Job:
Pictures must not be retyped. Return exactly the lines from the one with "Clone this chart in Plotly." through the one with "annotations = []", both included, and no others.

Supplied records:
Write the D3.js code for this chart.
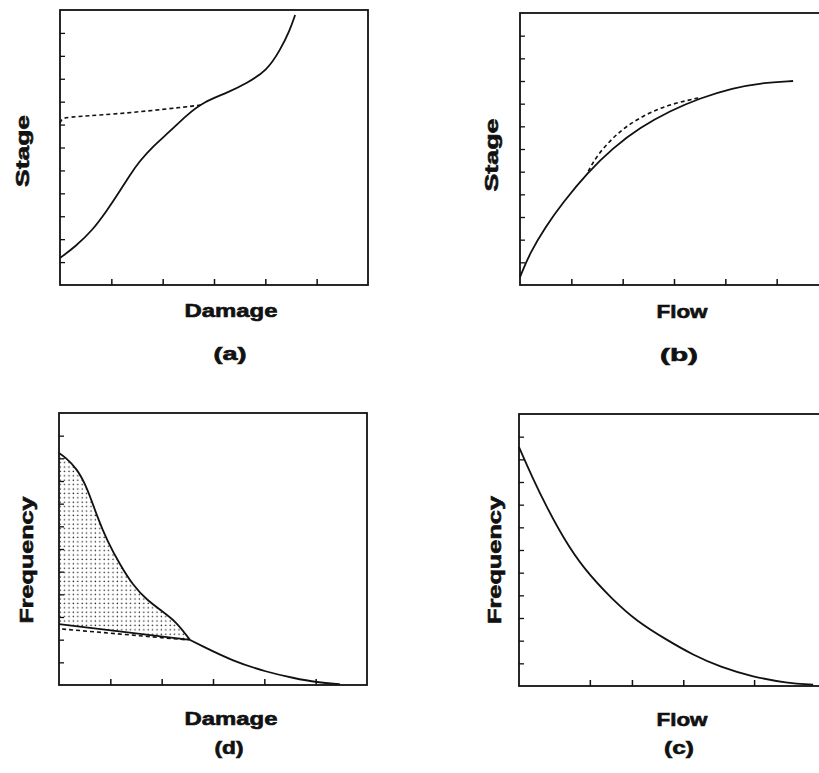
<!DOCTYPE html>
<html>
<head>
<meta charset="utf-8">
<script src="https://cdn.jsdelivr.net/npm/d3@7"></script>
<style>
  body { margin: 0; background: #fff; }
  svg { display: block; }
  .lbl { font-family: "Liberation Sans", Arial, sans-serif; font-weight: bold; font-size: 18px; fill: #111; stroke: #111; stroke-width: 0.6px; }
</style>
</head>
<body>
<div id="chart"></div>
<script>
// ---- data ----
// panel (a) stage-damage: [damage, stage]
const stageDamage = [[0,1.18],[0.29,1.66],[0.64,2.40],[0.92,3.27],[1.11,3.90],[1.36,4.80],[1.55,5.40],[1.81,6.05],[2.14,6.70],[2.47,7.42],[2.79,7.98],[3.25,8.38],[3.64,8.81],[4.03,9.35],[4.29,10.25],[4.48,11.13],[4.58,11.78]];
const stageDamageAlt = [[0,7.07],[0.04,7.28],[0.19,7.33],[1.36,7.50],[2.75,7.85]];

// panel (b) stage-flow rating curve: [flow, stage]
const stageFlow = [[0,0.35],[0.19,1.40],[0.49,2.55],[0.84,3.65],[1.31,4.94],[1.81,6.05],[2.34,6.95],[2.92,7.68],[3.51,8.25],[4.15,8.69],[4.68,8.91],[5.32,9.00]];
const stageFlowAlt = [[1.33,5.02],[1.50,5.72],[1.81,6.50],[2.08,7.02],[2.47,7.55],[2.86,7.92],[3.25,8.14],[3.51,8.27]];

// panel (c) flow-frequency: [flow, frequency]
const flowFreq = [[0,10.54],[0.27,9.15],[0.55,7.85],[0.86,6.55],[1.25,5.20],[1.83,3.79],[2.30,2.85],[2.88,2.03],[3.39,1.37],[3.92,0.84],[4.56,0.40],[5.22,0.13],[5.73,0.06]];

// panel (d) damage-frequency: [damage, frequency]
const damageFreqUpper = [[0,10.23],[0.12,10.05],[0.35,9.55],[0.55,8.70],[0.74,7.45],[0.94,6.35],[1.19,5.30],[1.44,4.40],[1.71,3.75],[2.03,3.22],[2.30,2.75],[2.55,1.99]];
const damageFreqTail = [[2.55,1.99],[2.75,1.76],[3.39,1.05],[4.05,0.57],[4.56,0.31],[5.03,0.11],[5.47,0.04]];
const damageFreqBase = [[0,2.69],[2.55,1.99]];
const damageFreqBaseAlt = [[0.06,2.47],[2.50,1.99]];

// ticks
const evenTicks = [1,2,3,4,5];
const flowTicksC = [1.38,2.20,3.20,4.58];
const yTicks = d3.range(1, 12);

const W = 819, H = 773;

const svg = d3.select("#chart").append("svg")
    .attr("width", W)
    .attr("height", H);

// dot screen for the shaded area
const pat = svg.append("defs").append("pattern")
    .attr("id", "dots")
    .attr("patternUnits", "userSpaceOnUse")
    .attr("width", 4.4)
    .attr("height", 4.4);
pat.append("circle").attr("cx", 1.2).attr("cy", 1.2).attr("r", 0.75).attr("fill", "#222");

// one panel: frame, inward ticks, axis labels
function makePanel(p) {
    let g = svg.append("g").attr("transform", `translate(${p.left},${p.top})`);

    let x = d3.scaleLinear().domain([0, 6]).range([0, p.w]);
    let y = d3.scaleLinear().domain([0, 12]).range([p.h, 0]);

    g.append("g")
        .attr("transform", `translate(0,${p.h})`)
        .call(d3.axisBottom(x).tickValues(p.xTicks).tickSize(-6).tickSizeOuter(0).tickFormat(""))
        .call(a => a.select(".domain").remove())
        .selectAll("line").attr("stroke", "#111").attr("stroke-width", 1.5);

    g.append("g")
        .call(d3.axisLeft(y).tickValues(yTicks).tickSize(-5).tickSizeOuter(0).tickFormat(""))
        .call(a => a.select(".domain").remove())
        .selectAll("line").attr("stroke", "#111").attr("stroke-width", 1.3);

    g.append("rect")
        .attr("width", p.w)
        .attr("height", p.h)
        .attr("fill", "none")
        .attr("stroke", "#111")
        .attr("stroke-width", 1.8);

    // y label, rotated
    svg.append("text")
        .attr("class", "lbl")
        .attr("transform", `translate(${p.yLab[0]},${p.yLab[1]}) rotate(-90)`)
        .attr("text-anchor", "middle")
        .attr("textLength", p.yLab[3])
        .attr("lengthAdjust", "spacingAndGlyphs")
        .text(p.yLab[2]);

    // x label + panel letter
    svg.append("text")
        .attr("class", "lbl")
        .attr("x", p.xLab[0]).attr("y", p.xLab[1])
        .attr("text-anchor", "middle")
        .attr("textLength", p.xLab[3])
        .attr("lengthAdjust", "spacingAndGlyphs")
        .text(p.xLab[2]);

    svg.append("text")
        .attr("class", "lbl")
        .attr("x", p.tag[0]).attr("y", p.tag[1])
        .attr("text-anchor", "middle")
        .attr("textLength", p.tag[3])
        .attr("lengthAdjust", "spacingAndGlyphs")
        .text(p.tag[2]);

    return {g: g, x: x, y: y};
}

function curve(panel, data, dashed) {
    let line = d3.line()
        .x(d => panel.x(d[0]))
        .y(d => panel.y(d[1]))
        .curve(d3.curveBasis);
    panel.g.append("path")
        .datum(data)
        .attr("d", line)
        .attr("fill", "none")
        .attr("stroke", "#111")
        .attr("stroke-width", dashed ? 1.6 : 1.8)
        .attr("stroke-dasharray", dashed ? "4,3" : null);
}

// (a)
let pa = makePanel({left: 60, top: 10, w: 308, h: 275, xTicks: evenTicks,
    yLab: [29, 151, "Stage", 72], xLab: [231, 317, "Damage", 93], tag: [230, 360, "(a)", 33]});
curve(pa, stageDamageAlt, true);
curve(pa, stageDamage, false);

// (b)
let pb = makePanel({left: 520, top: 13, w: 308, h: 272, xTicks: evenTicks,
    yLab: [498, 155, "Stage", 73], xLab: [682, 318, "Flow", 51], tag: [679, 361, "(b)", 38]});
curve(pb, stageFlowAlt, true);
curve(pb, stageFlow, false);

// (d)
let pd = makePanel({left: 59, top: 413, w: 308, h: 272, xTicks: evenTicks,
    yLab: [33, 560, "Frequency", 127], xLab: [231, 725, "Damage", 93], tag: [229, 754, "(d)", 29]});

// shaded band between the upper curve and the straight base line
let baseAt = d3.scaleLinear().domain(damageFreqBase.map(d => d[0])).range(damageFreqBase.map(d => d[1]));
let area = d3.area()
    .x(d => pd.x(d[0]))
    .y0(d => pd.y(baseAt(d[0])))
    .y1(d => pd.y(d[1]))
    .curve(d3.curveBasis);
pd.g.append("path")
    .datum(damageFreqUpper)
    .attr("d", area)
    .attr("fill", "url(#dots)");

curve(pd, damageFreqBaseAlt, true);
curve(pd, damageFreqBase, false);
curve(pd, damageFreqUpper, false);
curve(pd, damageFreqTail, false);

// (c)
let pc = makePanel({left: 519, top: 414, w: 308, h: 272, xTicks: flowTicksC,
    yLab: [501, 560, "Frequency", 128], xLab: [682, 726, "Flow", 51], tag: [679, 754, "(c)", 30]});
curve(pc, flowFreq, false);
</script>
</body>
</html>
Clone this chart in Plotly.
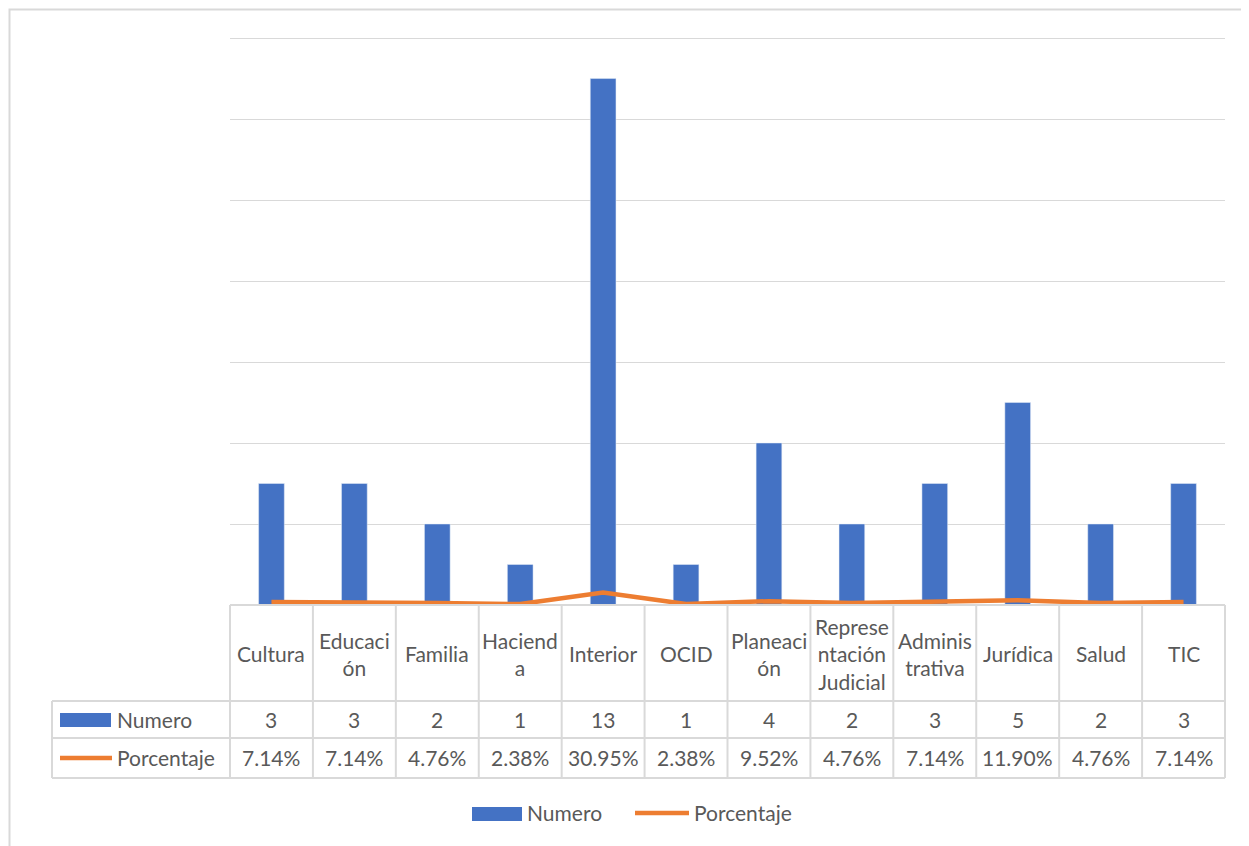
import plotly.graph_objects as go

# --- Data ---
categorias = ["Cultura", "Educación", "Familia", "Hacienda", "Interior", "OCID",
              "Planeación", "Representación Judicial", "Administrativa", "Jurídica",
              "Salud", "TIC"]
# how each category label wraps inside its table cell
etiquetas = ["Cultura", "Educaci<br>ón", "Familia", "Haciend<br>a", "Interior", "OCID",
             "Planeaci<br>ón", "Represe<br>ntación<br>Judicial", "Adminis<br>trativa",
             "Jurídica", "Salud", "TIC"]
numero = [3, 3, 2, 1, 13, 1, 4, 2, 3, 5, 2, 3]
porcentaje = [0.0714, 0.0714, 0.0476, 0.0238, 0.3095, 0.0238, 0.0952, 0.0476,
              0.0714, 0.1190, 0.0476, 0.0714]

W, H = 1249, 846
OFF = 8  # page body margin shifts the figure
YMAX = 14.1  # a bit above 14 so the top gridline is drawn
# plot area in screen pixels: y=0 at 605, y=14 at 38
SX0, SX1, SY0 = 230, 1225, 605
SY1 = SY0 - YMAX * (605 - 38) / 14
BLUE = "#4472C4"
ORANGE = "#ED7D31"
GRID = "#D9D9D9"
TXT = "#595959"
FONT = "Lato, 'Open Sans', sans-serif"
FS = 21


def px(x):
    # screen pixel -> paper x
    return (x - SX0) / (SX1 - SX0)


def py(y):
    # screen pixel -> paper y
    return (SY0 - y) / (SY0 - SY1)


n = len(categorias)
xs = list(range(n))

fig = go.Figure()
fig.add_trace(go.Bar(x=xs, y=numero, name="Numero", marker_color=BLUE,
                     width=0.31, showlegend=False))
fig.add_trace(go.Scatter(x=xs, y=porcentaje, name="Porcentaje", mode="lines",
                         line=dict(color=ORANGE, width=4.5), showlegend=False))

shapes = []
annotations = []

# --- data table under the axis ---
row_y = [605, 701, 738, 778]
for k in range(n + 1):
    xk = k / n
    shapes.append(dict(type="line", xref="paper", yref="paper", x0=xk, x1=xk,
                       y0=py(605), y1=py(778), line=dict(color=GRID, width=2)))
for yy in row_y:
    shapes.append(dict(type="line", xref="paper", yref="paper", x0=0 if yy == 605 else px(52),
                       x1=1, y0=py(yy), y1=py(yy), line=dict(color=GRID, width=2)))
shapes.append(dict(type="line", xref="paper", yref="paper", x0=px(52), x1=px(52),
                   y0=py(701), y1=py(778), line=dict(color=GRID, width=2)))

for i in range(n):
    cx = (i + 0.5) / n
    annotations.append(dict(x=cx, y=py(654), xref="paper", yref="paper", text=etiquetas[i],
                            showarrow=False, xanchor="center", yanchor="middle"))
    annotations.append(dict(x=cx, y=py(719.5), xref="paper", yref="paper", text=str(numero[i]),
                            showarrow=False, xanchor="center", yanchor="middle"))
    annotations.append(dict(x=cx, y=py(758), xref="paper", yref="paper",
                            text=f"{porcentaje[i]:.2%}",
                            showarrow=False, xanchor="center", yanchor="middle"))

# legend keys inside the table
shapes.append(dict(type="rect", xref="paper", yref="paper", x0=px(60), x1=px(111),
                   y0=py(727), y1=py(713), fillcolor=BLUE, line=dict(width=0)))
shapes.append(dict(type="line", xref="paper", yref="paper", x0=px(60), x1=px(112),
                   y0=py(758), y1=py(758), line=dict(color=ORANGE, width=4.5)))
annotations.append(dict(x=px(115), y=py(719.5), xref="paper", yref="paper", text="Numero",
                        showarrow=False, xanchor="left", yanchor="middle"))
annotations.append(dict(x=px(115), y=py(758), xref="paper", yref="paper", text="Porcentaje",
                        showarrow=False, xanchor="left", yanchor="middle"))

# legend at the bottom
shapes.append(dict(type="rect", xref="paper", yref="paper", x0=px(472), x1=px(522),
                   y0=py(821), y1=py(807), fillcolor=BLUE, line=dict(width=0)))
shapes.append(dict(type="line", xref="paper", yref="paper", x0=px(635), x1=px(689),
                   y0=py(813), y1=py(813), line=dict(color=ORANGE, width=4.5)))
annotations.append(dict(x=px(525), y=py(813), xref="paper", yref="paper", text="Numero",
                        showarrow=False, xanchor="left", yanchor="middle"))
annotations.append(dict(x=px(692), y=py(813), xref="paper", yref="paper", text="Porcentaje",
                        showarrow=False, xanchor="left", yanchor="middle"))

# chart frame (figure starts at screen x=8, so keep it just inside)
shapes.append(dict(type="rect", xref="paper", yref="paper", x0=px(9.5), x1=px(1300),
                   y0=py(900), y1=py(9.5), line=dict(color=GRID, width=2), layer="below"))

fig.update_layout(
    width=W, height=H,
    margin=dict(l=SX0 - OFF, r=W - (SX1 - OFF), t=SY1 - OFF, b=H - (SY0 - OFF)),
    plot_bgcolor="rgba(0,0,0,0)", paper_bgcolor="white",
    font=dict(family=FONT, size=FS, color=TXT),
    shapes=shapes, annotations=annotations,
    showlegend=False,
    xaxis=dict(range=[-0.5, n - 0.5], showticklabels=False, showgrid=False,
               zeroline=False, showline=False, fixedrange=True),
    yaxis=dict(range=[0, YMAX], dtick=2, showticklabels=False, showgrid=True,
               gridcolor=GRID, gridwidth=1, zeroline=False, showline=False),
)

fig.write_html("out.html")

Response below:
Clone this chart in Plotly.
import plotly.graph_objects as go

# --- Data ---
categorias = ["Cultura", "Educación", "Familia", "Hacienda", "Interior", "OCID",
              "Planeación", "Representación Judicial", "Administrativa", "Jurídica",
              "Salud", "TIC"]
# how each category label wraps inside its table cell
etiquetas = ["Cultura", "Educaci<br>ón", "Familia", "Haciend<br>a", "Interior", "OCID",
             "Planeaci<br>ón", "Represe<br>ntación<br>Judicial", "Adminis<br>trativa",
             "Jurídica", "Salud", "TIC"]
numero = [3, 3, 2, 1, 13, 1, 4, 2, 3, 5, 2, 3]
porcentaje = [0.0714, 0.0714, 0.0476, 0.0238, 0.3095, 0.0238, 0.0952, 0.0476,
              0.0714, 0.1190, 0.0476, 0.0714]

W, H = 1249, 846
OFF = 8  # page body margin shifts the figure
YMAX = 14.1  # a bit above 14 so the top gridline is drawn
# plot area in screen pixels: y=0 at 605, y=14 at 38
SX0, SX1, SY0 = 230, 1225, 605
SY1 = SY0 - YMAX * (605 - 38) / 14
BLUE = "#4472C4"
ORANGE = "#ED7D31"
GRID = "#D9D9D9"
TXT = "#595959"
FONT = "Lato, 'Open Sans', sans-serif"
FS = 21


def px(x):
    # screen pixel -> paper x
    return (x - SX0) / (SX1 - SX0)


def py(y):
    # screen pixel -> paper y
    return (SY0 - y) / (SY0 - SY1)


n = len(categorias)
xs = list(range(n))

fig = go.Figure()
fig.add_trace(go.Bar(x=xs, y=numero, name="Numero", marker_color=BLUE,
                     width=0.31, showlegend=False))
fig.add_trace(go.Scatter(x=xs, y=porcentaje, name="Porcentaje", mode="lines",
                         line=dict(color=ORANGE, width=4.5), showlegend=False))

shapes = []
annotations = []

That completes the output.